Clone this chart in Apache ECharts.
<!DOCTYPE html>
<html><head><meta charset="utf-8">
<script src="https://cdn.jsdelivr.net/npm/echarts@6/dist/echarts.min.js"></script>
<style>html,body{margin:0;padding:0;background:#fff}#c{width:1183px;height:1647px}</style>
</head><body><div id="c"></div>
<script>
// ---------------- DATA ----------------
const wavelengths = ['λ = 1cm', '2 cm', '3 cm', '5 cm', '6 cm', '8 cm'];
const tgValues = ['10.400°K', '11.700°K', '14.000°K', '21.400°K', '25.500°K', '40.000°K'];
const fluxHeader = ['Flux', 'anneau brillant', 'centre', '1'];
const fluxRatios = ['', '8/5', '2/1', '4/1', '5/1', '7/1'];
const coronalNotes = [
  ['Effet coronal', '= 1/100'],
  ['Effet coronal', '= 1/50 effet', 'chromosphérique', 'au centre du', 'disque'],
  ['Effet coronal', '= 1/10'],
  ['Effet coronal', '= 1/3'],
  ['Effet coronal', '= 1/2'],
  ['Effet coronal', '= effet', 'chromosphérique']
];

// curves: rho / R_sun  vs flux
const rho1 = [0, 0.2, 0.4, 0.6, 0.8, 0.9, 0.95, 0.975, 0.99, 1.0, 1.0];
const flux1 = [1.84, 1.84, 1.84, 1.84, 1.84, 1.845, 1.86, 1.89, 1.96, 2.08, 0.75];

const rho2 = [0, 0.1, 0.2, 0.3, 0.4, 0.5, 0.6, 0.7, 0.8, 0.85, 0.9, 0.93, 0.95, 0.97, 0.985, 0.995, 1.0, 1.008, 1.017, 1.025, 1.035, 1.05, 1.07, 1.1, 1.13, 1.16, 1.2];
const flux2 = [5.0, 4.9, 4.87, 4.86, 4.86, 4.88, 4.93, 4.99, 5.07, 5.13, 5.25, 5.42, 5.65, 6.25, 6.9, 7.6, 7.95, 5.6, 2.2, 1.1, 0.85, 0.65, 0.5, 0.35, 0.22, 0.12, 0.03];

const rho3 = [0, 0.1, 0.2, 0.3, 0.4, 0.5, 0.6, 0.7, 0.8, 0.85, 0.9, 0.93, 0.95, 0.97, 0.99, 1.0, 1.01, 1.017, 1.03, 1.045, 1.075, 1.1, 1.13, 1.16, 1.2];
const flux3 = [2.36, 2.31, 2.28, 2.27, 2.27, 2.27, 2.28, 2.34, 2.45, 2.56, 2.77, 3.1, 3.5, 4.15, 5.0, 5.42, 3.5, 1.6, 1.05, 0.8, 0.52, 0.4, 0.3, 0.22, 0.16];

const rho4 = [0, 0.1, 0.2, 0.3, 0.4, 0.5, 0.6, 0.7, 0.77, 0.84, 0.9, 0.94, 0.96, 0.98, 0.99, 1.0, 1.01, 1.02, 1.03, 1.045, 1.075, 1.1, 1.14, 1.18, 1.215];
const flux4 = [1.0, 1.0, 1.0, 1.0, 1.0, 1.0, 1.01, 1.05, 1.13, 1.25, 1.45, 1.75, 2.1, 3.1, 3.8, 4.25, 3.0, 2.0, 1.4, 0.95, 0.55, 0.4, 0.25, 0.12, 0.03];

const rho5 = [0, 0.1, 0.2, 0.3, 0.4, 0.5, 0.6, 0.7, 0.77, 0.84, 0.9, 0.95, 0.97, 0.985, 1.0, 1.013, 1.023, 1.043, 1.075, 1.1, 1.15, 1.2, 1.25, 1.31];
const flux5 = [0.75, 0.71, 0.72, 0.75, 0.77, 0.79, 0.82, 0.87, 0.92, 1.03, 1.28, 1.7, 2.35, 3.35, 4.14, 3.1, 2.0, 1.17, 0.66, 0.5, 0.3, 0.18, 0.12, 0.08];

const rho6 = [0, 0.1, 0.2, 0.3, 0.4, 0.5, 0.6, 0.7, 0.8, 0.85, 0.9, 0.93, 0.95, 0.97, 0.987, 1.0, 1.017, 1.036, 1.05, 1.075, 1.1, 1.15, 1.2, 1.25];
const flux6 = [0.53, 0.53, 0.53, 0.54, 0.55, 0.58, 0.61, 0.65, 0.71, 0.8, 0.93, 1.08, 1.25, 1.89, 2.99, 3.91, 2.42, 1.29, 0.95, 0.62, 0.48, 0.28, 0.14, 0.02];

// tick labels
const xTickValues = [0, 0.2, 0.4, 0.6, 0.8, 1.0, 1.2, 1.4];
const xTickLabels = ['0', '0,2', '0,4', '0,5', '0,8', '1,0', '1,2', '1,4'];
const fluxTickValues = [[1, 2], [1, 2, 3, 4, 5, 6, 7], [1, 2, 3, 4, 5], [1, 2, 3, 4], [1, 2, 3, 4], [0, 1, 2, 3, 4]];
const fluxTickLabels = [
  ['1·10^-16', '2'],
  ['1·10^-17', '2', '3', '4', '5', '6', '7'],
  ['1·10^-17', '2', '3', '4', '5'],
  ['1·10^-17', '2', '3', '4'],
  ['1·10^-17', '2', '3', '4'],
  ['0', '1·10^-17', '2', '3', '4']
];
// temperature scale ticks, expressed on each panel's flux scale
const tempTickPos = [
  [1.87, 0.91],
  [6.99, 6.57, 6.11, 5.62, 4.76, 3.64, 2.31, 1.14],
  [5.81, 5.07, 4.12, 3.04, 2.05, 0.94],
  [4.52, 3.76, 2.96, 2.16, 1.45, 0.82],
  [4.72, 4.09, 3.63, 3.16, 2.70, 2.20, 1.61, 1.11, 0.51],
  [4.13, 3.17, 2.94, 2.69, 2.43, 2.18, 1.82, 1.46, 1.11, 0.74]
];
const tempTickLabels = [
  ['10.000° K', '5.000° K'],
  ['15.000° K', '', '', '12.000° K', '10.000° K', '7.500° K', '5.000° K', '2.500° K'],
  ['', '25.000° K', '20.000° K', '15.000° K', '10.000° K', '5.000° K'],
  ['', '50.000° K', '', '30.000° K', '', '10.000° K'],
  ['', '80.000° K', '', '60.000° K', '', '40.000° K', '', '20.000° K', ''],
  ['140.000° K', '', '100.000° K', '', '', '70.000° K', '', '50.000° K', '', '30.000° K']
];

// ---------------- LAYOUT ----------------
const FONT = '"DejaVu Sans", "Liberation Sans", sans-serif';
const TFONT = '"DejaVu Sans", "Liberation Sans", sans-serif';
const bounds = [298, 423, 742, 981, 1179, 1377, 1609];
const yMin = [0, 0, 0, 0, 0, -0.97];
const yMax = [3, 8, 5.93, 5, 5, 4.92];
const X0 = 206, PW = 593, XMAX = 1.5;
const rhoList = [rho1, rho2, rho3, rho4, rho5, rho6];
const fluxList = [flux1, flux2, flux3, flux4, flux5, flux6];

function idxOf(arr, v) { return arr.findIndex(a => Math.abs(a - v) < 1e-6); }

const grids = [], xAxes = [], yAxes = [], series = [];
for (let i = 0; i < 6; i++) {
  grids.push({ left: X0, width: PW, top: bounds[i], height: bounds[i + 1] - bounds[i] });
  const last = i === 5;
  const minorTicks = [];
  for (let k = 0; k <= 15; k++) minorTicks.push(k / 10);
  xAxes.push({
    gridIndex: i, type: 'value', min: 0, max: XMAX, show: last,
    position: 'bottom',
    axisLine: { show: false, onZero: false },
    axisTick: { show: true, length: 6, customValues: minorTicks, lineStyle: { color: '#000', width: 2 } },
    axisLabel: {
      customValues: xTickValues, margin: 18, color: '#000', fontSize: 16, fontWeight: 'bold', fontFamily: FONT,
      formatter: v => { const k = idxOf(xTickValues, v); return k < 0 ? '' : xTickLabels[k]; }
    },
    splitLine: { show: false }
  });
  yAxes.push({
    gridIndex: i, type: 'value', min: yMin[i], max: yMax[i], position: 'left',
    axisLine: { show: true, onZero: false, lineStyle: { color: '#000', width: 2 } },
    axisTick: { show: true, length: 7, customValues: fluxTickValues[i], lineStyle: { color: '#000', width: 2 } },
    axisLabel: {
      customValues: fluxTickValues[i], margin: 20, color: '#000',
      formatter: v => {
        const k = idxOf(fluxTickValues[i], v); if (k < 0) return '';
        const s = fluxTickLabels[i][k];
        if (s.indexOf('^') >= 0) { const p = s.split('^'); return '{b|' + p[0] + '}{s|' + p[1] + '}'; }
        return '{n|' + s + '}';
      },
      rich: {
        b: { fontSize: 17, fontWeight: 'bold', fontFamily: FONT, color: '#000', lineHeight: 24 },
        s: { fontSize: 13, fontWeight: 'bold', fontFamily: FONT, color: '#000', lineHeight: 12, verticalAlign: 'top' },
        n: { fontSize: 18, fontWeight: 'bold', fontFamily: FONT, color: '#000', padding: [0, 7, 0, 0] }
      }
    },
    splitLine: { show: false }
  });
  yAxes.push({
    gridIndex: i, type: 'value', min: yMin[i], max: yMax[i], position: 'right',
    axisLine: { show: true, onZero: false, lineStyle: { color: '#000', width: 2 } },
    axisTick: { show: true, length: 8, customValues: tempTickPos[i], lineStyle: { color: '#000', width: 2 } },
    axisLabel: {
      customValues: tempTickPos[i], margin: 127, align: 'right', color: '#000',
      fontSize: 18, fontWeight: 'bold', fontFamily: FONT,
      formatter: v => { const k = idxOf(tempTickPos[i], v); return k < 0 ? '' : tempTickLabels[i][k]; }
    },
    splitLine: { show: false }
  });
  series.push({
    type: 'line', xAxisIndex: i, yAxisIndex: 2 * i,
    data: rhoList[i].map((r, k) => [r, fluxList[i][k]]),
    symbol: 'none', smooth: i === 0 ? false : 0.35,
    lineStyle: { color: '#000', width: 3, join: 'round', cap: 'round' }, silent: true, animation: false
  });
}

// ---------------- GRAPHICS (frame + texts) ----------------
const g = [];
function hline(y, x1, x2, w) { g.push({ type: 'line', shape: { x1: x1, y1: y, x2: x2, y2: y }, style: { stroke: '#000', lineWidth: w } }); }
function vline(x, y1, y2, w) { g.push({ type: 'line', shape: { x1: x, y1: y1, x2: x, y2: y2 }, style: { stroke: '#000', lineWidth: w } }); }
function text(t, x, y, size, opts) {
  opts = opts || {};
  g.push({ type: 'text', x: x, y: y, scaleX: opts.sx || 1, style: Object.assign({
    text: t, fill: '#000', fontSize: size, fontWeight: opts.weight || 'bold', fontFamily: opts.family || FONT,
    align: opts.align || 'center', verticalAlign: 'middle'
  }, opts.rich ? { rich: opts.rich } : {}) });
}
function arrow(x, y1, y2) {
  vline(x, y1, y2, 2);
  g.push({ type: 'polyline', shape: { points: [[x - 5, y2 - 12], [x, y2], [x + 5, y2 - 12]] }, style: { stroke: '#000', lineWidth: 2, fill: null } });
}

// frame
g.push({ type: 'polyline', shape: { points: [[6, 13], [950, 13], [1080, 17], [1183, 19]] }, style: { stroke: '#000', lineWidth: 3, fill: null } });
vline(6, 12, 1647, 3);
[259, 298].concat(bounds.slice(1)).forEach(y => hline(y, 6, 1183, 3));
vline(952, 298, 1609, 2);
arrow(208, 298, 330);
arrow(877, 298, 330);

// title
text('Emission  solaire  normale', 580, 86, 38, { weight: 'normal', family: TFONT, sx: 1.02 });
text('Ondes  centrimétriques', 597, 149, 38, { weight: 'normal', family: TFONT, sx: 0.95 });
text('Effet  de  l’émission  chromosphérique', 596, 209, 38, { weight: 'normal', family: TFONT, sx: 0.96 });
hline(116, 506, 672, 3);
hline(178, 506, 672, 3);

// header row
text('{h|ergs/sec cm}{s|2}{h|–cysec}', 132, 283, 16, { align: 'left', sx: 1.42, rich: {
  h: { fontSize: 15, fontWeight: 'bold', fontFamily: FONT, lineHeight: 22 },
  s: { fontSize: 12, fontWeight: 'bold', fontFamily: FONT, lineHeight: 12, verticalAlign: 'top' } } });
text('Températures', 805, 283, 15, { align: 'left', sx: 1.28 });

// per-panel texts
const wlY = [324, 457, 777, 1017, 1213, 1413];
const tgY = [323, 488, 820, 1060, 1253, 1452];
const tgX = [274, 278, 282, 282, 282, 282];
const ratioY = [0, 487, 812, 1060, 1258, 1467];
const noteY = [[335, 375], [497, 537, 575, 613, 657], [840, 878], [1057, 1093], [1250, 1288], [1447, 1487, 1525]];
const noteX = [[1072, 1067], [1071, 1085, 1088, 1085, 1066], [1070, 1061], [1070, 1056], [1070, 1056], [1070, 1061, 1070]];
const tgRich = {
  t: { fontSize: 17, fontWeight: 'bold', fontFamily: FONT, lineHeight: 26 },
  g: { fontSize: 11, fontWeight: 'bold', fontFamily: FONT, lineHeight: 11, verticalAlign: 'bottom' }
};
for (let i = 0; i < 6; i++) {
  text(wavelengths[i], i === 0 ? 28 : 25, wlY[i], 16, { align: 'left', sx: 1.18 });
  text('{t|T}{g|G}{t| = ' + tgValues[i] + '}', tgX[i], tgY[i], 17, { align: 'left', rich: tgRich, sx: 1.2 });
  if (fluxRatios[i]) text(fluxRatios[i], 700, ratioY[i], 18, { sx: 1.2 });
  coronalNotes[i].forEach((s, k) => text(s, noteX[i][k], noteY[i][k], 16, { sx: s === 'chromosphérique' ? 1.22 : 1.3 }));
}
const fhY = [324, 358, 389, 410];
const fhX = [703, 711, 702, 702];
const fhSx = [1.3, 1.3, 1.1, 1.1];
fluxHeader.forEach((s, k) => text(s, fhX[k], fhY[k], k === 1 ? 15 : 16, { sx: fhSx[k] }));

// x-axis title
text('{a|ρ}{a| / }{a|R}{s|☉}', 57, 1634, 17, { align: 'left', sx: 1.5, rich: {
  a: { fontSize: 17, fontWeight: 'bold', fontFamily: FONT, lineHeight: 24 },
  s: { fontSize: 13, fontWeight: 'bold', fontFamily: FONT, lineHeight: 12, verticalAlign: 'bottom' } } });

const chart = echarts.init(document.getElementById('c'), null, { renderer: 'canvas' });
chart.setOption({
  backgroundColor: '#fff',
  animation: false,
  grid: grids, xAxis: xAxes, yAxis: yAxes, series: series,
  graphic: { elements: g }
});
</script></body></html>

#####

_What you are asked to do_
Return, please, the lines of the data from the first through the line containing "1.96, 2.08, 0.75];", both kept, exactly as they stand and nothing more.

_Written response_
Clone this chart in Apache ECharts.
<!DOCTYPE html>
<html><head><meta charset="utf-8">
<script src="https://cdn.jsdelivr.net/npm/echarts@6/dist/echarts.min.js"></script>
<style>html,body{margin:0;padding:0;background:#fff}#c{width:1183px;height:1647px}</style>
</head><body><div id="c"></div>
<script>
// ---------------- DATA ----------------
const wavelengths = ['λ = 1cm', '2 cm', '3 cm', '5 cm', '6 cm', '8 cm'];
const tgValues = ['10.400°K', '11.700°K', '14.000°K', '21.400°K', '25.500°K', '40.000°K'];
const fluxHeader = ['Flux', 'anneau brillant', 'centre', '1'];
const fluxRatios = ['', '8/5', '2/1', '4/1', '5/1', '7/1'];
const coronalNotes = [
  ['Effet coronal', '= 1/100'],
  ['Effet coronal', '= 1/50 effet', 'chromosphérique', 'au centre du', 'disque'],
  ['Effet coronal', '= 1/10'],
  ['Effet coronal', '= 1/3'],
  ['Effet coronal', '= 1/2'],
  ['Effet coronal', '= effet', 'chromosphérique']
];

// curves: rho / R_sun  vs flux
const rho1 = [0, 0.2, 0.4, 0.6, 0.8, 0.9, 0.95, 0.975, 0.99, 1.0, 1.0];
const flux1 = [1.84, 1.84, 1.84, 1.84, 1.84, 1.845, 1.86, 1.89, 1.96, 2.08, 0.75];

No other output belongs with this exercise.